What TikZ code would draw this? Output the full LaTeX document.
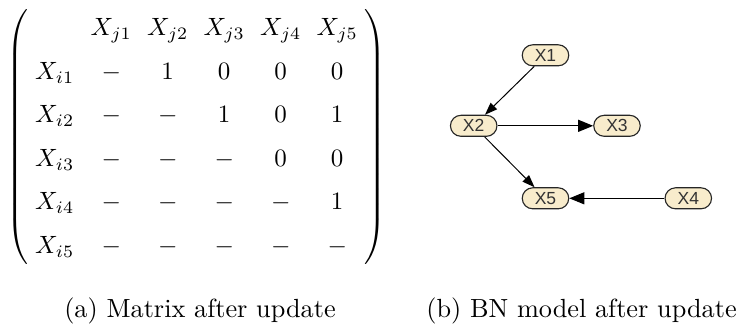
\documentclass[tikz,border=0pt]{standalone}
\usepackage{amsmath}
\usepackage{amssymb}
\usepackage{xcolor}
\usepackage{fontspec}
\usepackage{tikz}
\usetikzlibrary{matrix,arrows.meta}
\newfontfamily\bnfont{Liberation Sans}
\definecolor{bnfill}{RGB}{248,236,204}
\newcommand{\matfont}{\fontsize{10}{12}\selectfont}
\newcommand{\capfont}{\fontsize{10.5}{12.5}\selectfont}

\begin{document}
\begin{tikzpicture}[x=0.4pt,y=-0.4pt,
  cell/.style={minimum width=22.6pt,text height=7pt,text depth=2.2pt,inner xsep=0pt,inner ysep=4.1pt,anchor=base,font=\matfont},
  every delimiter/.style={yshift=0.8pt},
  bnnode/.style={rectangle,rounded corners=4.2pt,minimum width=18.6pt,minimum height=8.4pt,inner sep=0pt,
    draw=black!85,line width=0.45pt,fill=bnfill,font=\bnfont\fontsize{7}{8}\selectfont,text=black!80},
  bnedge/.style={line width=0.4pt,-{Triangle[length=5pt,width=3.6pt]}},
  bnedgebig/.style={line width=0.45pt,-{Triangle[length=6pt,width=4.8pt]}}]
\useasboundingbox (0,0) rectangle (742,329);

% (a) matrix, rows i / columns j
\matrix (adj) [matrix of math nodes,nodes={cell},inner xsep=-2pt,inner ysep=-0.5pt,
  left delimiter=(,right delimiter=),column sep=0pt,row sep=0pt] at (196,138.5) {
         & X_{j1} & X_{j2} & X_{j3} & X_{j4} & X_{j5} \\
  X_{i1} & -      & 1      & 0      & 0      & 0      \\
  X_{i2} & -      & -      & 1      & 0      & 1      \\
  X_{i3} & -      & -      & -      & 0      & 0      \\
  X_{i4} & -      & -      & -      & -      & 1      \\
  X_{i5} & -      & -      & -      & -      & -      \\
};
\node[font=\capfont,anchor=base] (capa) at (200,317) {(a) Matrix after update};

% (b) BN model
\node[bnnode] (x1) at (545.5,55.3) {X1};
\node[bnnode] (x2) at (473.7,125.8) {X2};
\node[bnnode] (x3) at (617,125.8) {X3};
\node[bnnode] (x5) at (545.5,198.3) {X5};
\node[bnnode] (x4) at (688.3,198.3) {X4};
\draw[bnedge] (x1) -- (x2);
\draw[bnedgebig] (x2) -- (x3);
\draw[bnedge] (x2) -- (x5);
\draw[bnedgebig] (x4) -- (x5);
\node[font=\capfont,anchor=base] (capb) at (581.5,317) {(b) BN model after update};
\end{tikzpicture}
\end{document}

◆ **PROBLEM TO WORK ON**: From the top of the listing above, repeat each line exactly until you reach the line containing "(0,0) rectangle (742,329);", and repeat that one too. Leave the pictures out.

◆ **SOLUTION**:
What TikZ code would draw this? Output the full LaTeX document.
\documentclass[tikz,border=0pt]{standalone}
\usepackage{amsmath}
\usepackage{amssymb}
\usepackage{xcolor}
\usepackage{fontspec}
\usepackage{tikz}
\usetikzlibrary{matrix,arrows.meta}
\newfontfamily\bnfont{Liberation Sans}
\definecolor{bnfill}{RGB}{248,236,204}
\newcommand{\matfont}{\fontsize{10}{12}\selectfont}
\newcommand{\capfont}{\fontsize{10.5}{12.5}\selectfont}

\begin{document}
\begin{tikzpicture}[x=0.4pt,y=-0.4pt,
  cell/.style={minimum width=22.6pt,text height=7pt,text depth=2.2pt,inner xsep=0pt,inner ysep=4.1pt,anchor=base,font=\matfont},
  every delimiter/.style={yshift=0.8pt},
  bnnode/.style={rectangle,rounded corners=4.2pt,minimum width=18.6pt,minimum height=8.4pt,inner sep=0pt,
    draw=black!85,line width=0.45pt,fill=bnfill,font=\bnfont\fontsize{7}{8}\selectfont,text=black!80},
  bnedge/.style={line width=0.4pt,-{Triangle[length=5pt,width=3.6pt]}},
  bnedgebig/.style={line width=0.45pt,-{Triangle[length=6pt,width=4.8pt]}}]
\useasboundingbox (0,0) rectangle (742,329);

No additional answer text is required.